Towards the Techno-Social Uncanny
Em: Revista Portuguesa De Filosofia
Editor: Axioma – Publicações da Faculdade de Filosofia, Lisboa
Vol: 75
Nº: 4
Páginas: 2171–2206
DOI: https://doi.org/10.17990/RPF/2019_75_4_2171
Resumo:
This paper explores a technical unfinished half-method [Halbzeug] of a metaphorology (Blumenberg) of the technological other in its variations and the philosophical mise-en-scène of the techno-social uncanny. The roboticist Mori had revived the concept of a technological uncanny in human machine interaction in the spatial metaphor derived from a diagram of an uncanny valley in the reaction of a human being shaking an artificial hand in order to show why we feel a certain eeriness in relation to technological artefacts, a topic that gains importance today to reflect human technological automata relations with robots/AI/Avatars that mimic and socially resonate with humans and may even drive further technological transhumanism.
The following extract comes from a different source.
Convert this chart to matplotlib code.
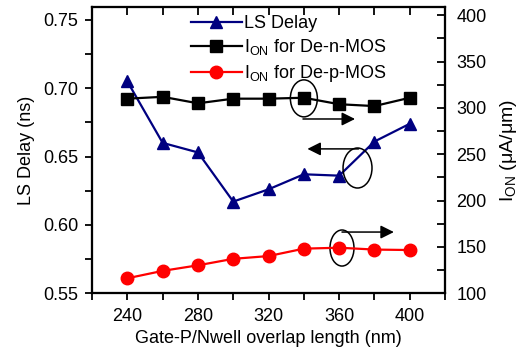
import numpy as np
import matplotlib
matplotlib.use("Agg")
import matplotlib.pyplot as plt
from matplotlib.patches import Ellipse
from matplotlib.ticker import MultipleLocator

plt.rcParams["font.family"] = ["Liberation Sans", "DejaVu Sans"]
plt.rcParams["mathtext.fontset"] = "custom"
plt.rcParams["mathtext.rm"] = "Liberation Sans"
plt.rcParams["mathtext.it"] = "Liberation Sans"
plt.rcParams["font.size"] = 13

overlap = [240, 260, 280, 300, 320, 340, 360, 380, 400]
ls_delay = [0.705, 0.660, 0.653, 0.617, 0.626, 0.637, 0.636, 0.661, 0.674]
ion_n = [310, 312, 305, 310, 310, 311, 304, 302, 311]
ion_p = [116, 124, 130, 137, 140, 148, 149, 147, 146.5]

fig = plt.figure(figsize=(5.23, 3.51), dpi=100)
ax = fig.add_axes([0.176, 0.165, 0.675, 0.815])
ax2 = ax.twinx()
ax3 = ax.twiny()   # only for the inward ticks along the top

l1, = ax.plot(overlap, ls_delay, "-^", color="#000080", lw=1.6, ms=9, label="LS Delay")
l2, = ax2.plot(overlap, ion_n, "-s", color="black", lw=1.6, ms=8, label="I$_{\\mathregular{ON}}$ for De-n-MOS")
l3, = ax2.plot(overlap, ion_p, "-o", color="red", lw=1.6, ms=9, label="I$_{\\mathregular{ON}}$ for De-p-MOS")

ax.set_xlim(220, 420)
ax3.set_xlim(220, 420)
ax.set_ylim(0.55, 0.7595)
ax2.set_ylim(100, 409)

ax.xaxis.set_major_locator(MultipleLocator(40))
ax.xaxis.set_minor_locator(MultipleLocator(20))
ax.yaxis.set_major_locator(MultipleLocator(0.05))
ax.yaxis.set_minor_locator(MultipleLocator(0.025))
ax2.yaxis.set_major_locator(MultipleLocator(50))
ax2.yaxis.set_minor_locator(MultipleLocator(25))
ax3.xaxis.set_major_locator(MultipleLocator(20))
ax.yaxis.set_major_formatter(matplotlib.ticker.FormatStrFormatter("%.2f"))

ax.tick_params(axis="x", which="both", direction="out", top=False, length=5, width=1.3, pad=6)
ax.tick_params(axis="y", which="both", direction="out", length=5, width=1.3, pad=5)
ax2.tick_params(axis="y", which="both", direction="in", length=6, width=1.3, pad=8)
ax3.tick_params(axis="x", which="both", direction="in", length=6, width=1.3, labeltop=False)

for a in (ax, ax2, ax3):
    for s in a.spines.values():
        s.set_linewidth(1.5)

ax.set_xlabel("Gate-P/Nwell overlap length (nm)", labelpad=3)
ax.set_ylabel("LS Delay (ns)", labelpad=6)
ax2.set_ylabel("I$_{\\mathregular{ON}}$ (\u03bcA/\u03bcm)", labelpad=8, fontsize=14)

ax3.legend(handles=[l1, l2, l3], loc="upper left", bbox_to_anchor=(0.25, 1.01),
           frameon=False, handlelength=2.8, handletextpad=0.15, labelspacing=0.3,
           borderaxespad=0.2)

# annotation ellipses and arrows
ellipses = [(340, 0.6926, 15.3, 0.0271), (370.4, 0.6416, 16.4, 0.0293), (361.6, 0.583, 13.6, 0.0264)]
for cx, cy, w, h in ellipses:
    ax.add_patch(Ellipse((cx, cy), w, h, fill=False, ec="black", lw=1.1, zorder=5))

arrows = [((339.5, 0.6775), (369, 0.6775)), ((371, 0.6556), (342, 0.6556)), ((361.6, 0.5947), (391, 0.5947))]
for start, end in arrows:
    ax.annotate("", xy=end, xytext=start,
                arrowprops=dict(arrowstyle="-|>", color="black", lw=1.1, mutation_scale=20,
                                shrinkA=0, shrinkB=0))

fig.savefig("out.png", dpi=100)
Although in an artefact design approach uncanniness is said to be avoided in the human-like automaton-human encounter this paper dwells on the critic of techno-social otherness avoidance by technological overcoming of obstacles and thus argues for a cybernetic uncanny that can’t be avoided. This paper introduces in a broader sense than Mori’s a philosophical dramaturgy of Emmanuel Levinas’ temporal notion of the relation to the other, including a preliminary metaphorological variation of the temporal techno-social uncanny.